(Data provided):

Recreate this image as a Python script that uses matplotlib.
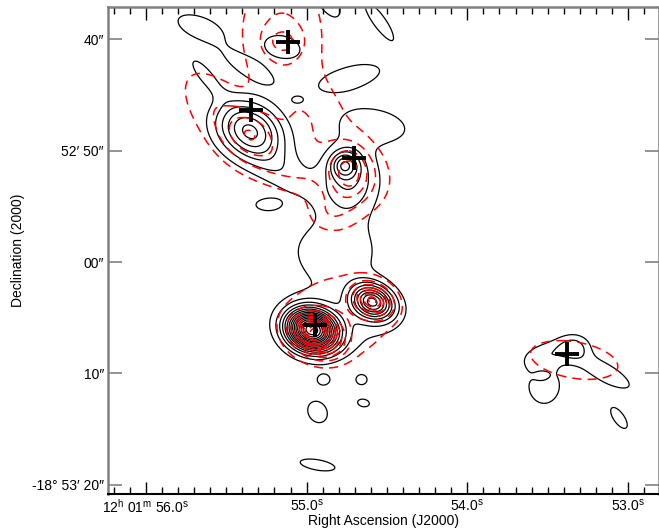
import numpy as np
import matplotlib
matplotlib.use("Agg")
import matplotlib.pyplot as plt

plt.rcParams['font.family'] = ['Liberation Sans', 'DejaVu Sans']
plt.rcParams['mathtext.fontset'] = 'custom'
plt.rcParams['mathtext.rm'] = 'Liberation Sans'

# RA in seconds of 12h01m, Dec in arcsec past -18d52m00s (larger = further south)
# gaussian components of the solid-contour map: ra, dec, peak, sigma major/minor ("), pa (deg)
black_ra = [54.969, 54.590, 54.764, 54.733, 55.354, 55.149, 55.665, 55.354, 54.547,
            54.733, 55.168, 54.826, 54.764, 54.578, 54.888, 55.634,
            54.894, 54.658, 54.932, 54.646, 54.932, 55.248, 55.056,
            53.335, 53.149, 53.522, 53.534, 53.522, 53.056]
black_dec = [66.10, 63.58, 51.28, 52.63, 48.14, 40.69, 38.90, 42.58, 38.40,
             43.47, 51.73, 58.91, 65.20, 47.69, 36.00, 43.20,
             70.58, 70.58, 73.46, 72.65, 78.21, 54.87, 45.45,
             67.60, 69.87, 71.03, 70.22, 68.34, 74.00]
black_peak = [16.0, 8.5, 4.0, 3.0, 6.0, 1.6, 1.5, 1.5, 1.5,
              1.6, 1.5, 1.7, 1.3, 1.7, 1.5, 1.4,
              1.3, 1.3, 1.5, 1.3, 1.35, 1.3, 1.1,
              2.1, 1.6, 1.6, -0.8, 1.4, 1.35]
black_smaj = [1.5, 1.3, 0.8, 2.2, 2.1, 1.6, 2.2, 2.4, 2.2,
              2.8, 3.0, 3.0, 4.0, 2.6, 2.5, 1.8,
              0.6, 0.55, 1.1, 0.7, 2.0, 1.2, 0.4,
              1.0, 2.6, 1.4, 0.6, 1.5, 1.4]
black_smin = [1.2, 1.0, 0.8, 1.8, 1.6, 1.0, 1.0, 0.8, 0.6,
              1.0, 1.3, 2.2, 2.5, 1.3, 1.0, 0.6,
              0.5, 0.5, 0.9, 0.45, 0.6, 0.6, 0.25,
              0.8, 0.8, 1.7, 0.5, 0.8, 0.6]
black_pa = [20, 25, 0, 90, 30, 15, 20, 30, 55,
            -15, 35, 0, 0, 10, 60, 50,
            0, 0, 60, 10, 10, 0, 0,
            0, 30, 0, 0, -15, 55]

# dashed-contour map
red_ra = [54.932, 54.590, 54.807, 54.733, 55.354, 55.149, 55.155, 55.571, 55.168,
          54.671, 54.857, 55.012, 53.335]
red_dec = [66.54, 63.40, 65.02, 51.91, 48.32, 40.24, 39.20, 46.35, 51.28,
           52.63, 55.76, 47.69, 68.79]
red_peak = [11.0, 6.0, 1.8, 2.6, 2.2, 1.3, 2.1, 1.7, 1.6,
            1.6, 1.3, 1.8, 1.8]
red_smaj = [1.3, 1.1, 4.4, 1.8, 1.6, 1.2, 4.0, 3.5, 3.5,
            2.5, 1.5, 3.0, 3.6]
red_smin = [1.0, 0.85, 3.3, 1.3, 1.3, 1.0, 2.8, 1.8, 1.6,
            2.5, 1.2, 3.0, 1.5]
red_pa = [30, 30, -15, 90, 40, 0, 90, 55, 20,
          0, 0, 0, 10]

black_levels = np.arange(1, 17)
red_levels = np.arange(1, 12)

# marked positions
cross_ra = [55.118, 55.348, 54.702, 54.950, 53.379]
cross_dec = [40.24, 46.35, 50.66, 65.65, 68.25]

xticks_major = [56.0, 55.0, 54.0, 53.0]
xtick_labels = [r'12$^{\mathrm{h}}$ 01$^{\mathrm{m}}$ 56.0$^{\mathrm{s}}$',
                r'55.0$^{\mathrm{s}}$', r'54.0$^{\mathrm{s}}$', r'53.0$^{\mathrm{s}}$']
yticks = [40, 50, 60, 70, 80]
ytick_labels = ['40\u2033', '52\u2032 50\u2033', '00\u2033', '10\u2033',
                '-18\u00b0 53\u2032 20\u2033']

ARCSEC_PER_SEC = 14.19


def build_map(RA, DEC, ras, decs, peaks, smaj, smin, pa):
    img = np.zeros_like(RA)
    for r, d, p, a, b, t in zip(ras, decs, peaks, smaj, smin, pa):
        u = (r - RA) * ARCSEC_PER_SEC
        v = DEC - d
        th = np.deg2rad(t)
        uu = u * np.cos(th) + v * np.sin(th)
        vv = -u * np.sin(th) + v * np.cos(th)
        img += p * np.exp(-0.5 * ((uu / a) ** 2 + (vv / b) ** 2))
    return img


if __name__ == "__main__":
    fig = plt.figure(figsize=(6.59, 5.31), dpi=100)
    ax = fig.add_axes([108 / 659, 1 - 493.7 / 531, 551 / 659, 487.2 / 531])

    ra = np.linspace(52.7, 56.3, 900)
    dec = np.linspace(35.0, 81.5, 800)
    RA, DEC = np.meshgrid(ra, dec)

    bmap = build_map(RA, DEC, black_ra, black_dec, black_peak, black_smaj, black_smin, black_pa)
    rmap = build_map(RA, DEC, red_ra, red_dec, red_peak, red_smaj, red_smin, red_pa)

    ax.contour(RA, DEC, bmap, levels=black_levels, colors='black', linewidths=0.9)
    ax.contour(RA, DEC, rmap, levels=red_levels, colors='red', linewidths=1.1,
               linestyles=[(0, (6, 4))])

    ax.plot(cross_ra, cross_dec, ls='none', marker='+', ms=17, mew=2.8, color='black')

    ax.set_xlim(56.236, 52.807)
    ax.set_ylim(80.79, 37.06)

    ax.set_xticks(xticks_major)
    ax.set_xticklabels(xtick_labels, fontsize=10)
    ax.set_xticks(np.arange(52.9, 56.25, 0.1), minor=True)
    ax.set_yticks(yticks)
    ax.set_yticklabels(ytick_labels, fontsize=10)

    ax.tick_params(axis='x', which='major', direction='in', length=9, width=1,
                   top=True, pad=3, color='black')
    ax.tick_params(axis='x', which='minor', direction='in', length=5, width=1,
                   top=True, color='black')
    ax.tick_params(axis='y', which='major', direction='in', length=10, width=1.2,
                   right=True, pad=3, color='#808080')

    for side in ['left', 'top', 'right']:
        ax.spines[side].set_color('#808080')
        ax.spines[side].set_linewidth(1.8)
    ax.spines['bottom'].set_color('black')
    ax.spines['bottom'].set_linewidth(1.5)

    ax.set_xlabel('Right Ascension (J2000)', fontsize=10, labelpad=-1)
    ax.set_ylabel('Declination (2000)', fontsize=10, labelpad=5)

    fig.savefig("out.png", dpi=100)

(What is required): Repeat, exactly and in full, each line from the start of the data to the line that contains "0, 30, 0, 0, -15, 55]". Pictures do not go in.

(Answer):
Recreate this image as a Python script that uses matplotlib.
import numpy as np
import matplotlib
matplotlib.use("Agg")
import matplotlib.pyplot as plt

plt.rcParams['font.family'] = ['Liberation Sans', 'DejaVu Sans']
plt.rcParams['mathtext.fontset'] = 'custom'
plt.rcParams['mathtext.rm'] = 'Liberation Sans'

# RA in seconds of 12h01m, Dec in arcsec past -18d52m00s (larger = further south)
# gaussian components of the solid-contour map: ra, dec, peak, sigma major/minor ("), pa (deg)
black_ra = [54.969, 54.590, 54.764, 54.733, 55.354, 55.149, 55.665, 55.354, 54.547,
            54.733, 55.168, 54.826, 54.764, 54.578, 54.888, 55.634,
            54.894, 54.658, 54.932, 54.646, 54.932, 55.248, 55.056,
            53.335, 53.149, 53.522, 53.534, 53.522, 53.056]
black_dec = [66.10, 63.58, 51.28, 52.63, 48.14, 40.69, 38.90, 42.58, 38.40,
             43.47, 51.73, 58.91, 65.20, 47.69, 36.00, 43.20,
             70.58, 70.58, 73.46, 72.65, 78.21, 54.87, 45.45,
             67.60, 69.87, 71.03, 70.22, 68.34, 74.00]
black_peak = [16.0, 8.5, 4.0, 3.0, 6.0, 1.6, 1.5, 1.5, 1.5,
              1.6, 1.5, 1.7, 1.3, 1.7, 1.5, 1.4,
              1.3, 1.3, 1.5, 1.3, 1.35, 1.3, 1.1,
              2.1, 1.6, 1.6, -0.8, 1.4, 1.35]
black_smaj = [1.5, 1.3, 0.8, 2.2, 2.1, 1.6, 2.2, 2.4, 2.2,
              2.8, 3.0, 3.0, 4.0, 2.6, 2.5, 1.8,
              0.6, 0.55, 1.1, 0.7, 2.0, 1.2, 0.4,
              1.0, 2.6, 1.4, 0.6, 1.5, 1.4]
black_smin = [1.2, 1.0, 0.8, 1.8, 1.6, 1.0, 1.0, 0.8, 0.6,
              1.0, 1.3, 2.2, 2.5, 1.3, 1.0, 0.6,
              0.5, 0.5, 0.9, 0.45, 0.6, 0.6, 0.25,
              0.8, 0.8, 1.7, 0.5, 0.8, 0.6]
black_pa = [20, 25, 0, 90, 30, 15, 20, 30, 55,
            -15, 35, 0, 0, 10, 60, 50,
            0, 0, 60, 10, 10, 0, 0,
            0, 30, 0, 0, -15, 55]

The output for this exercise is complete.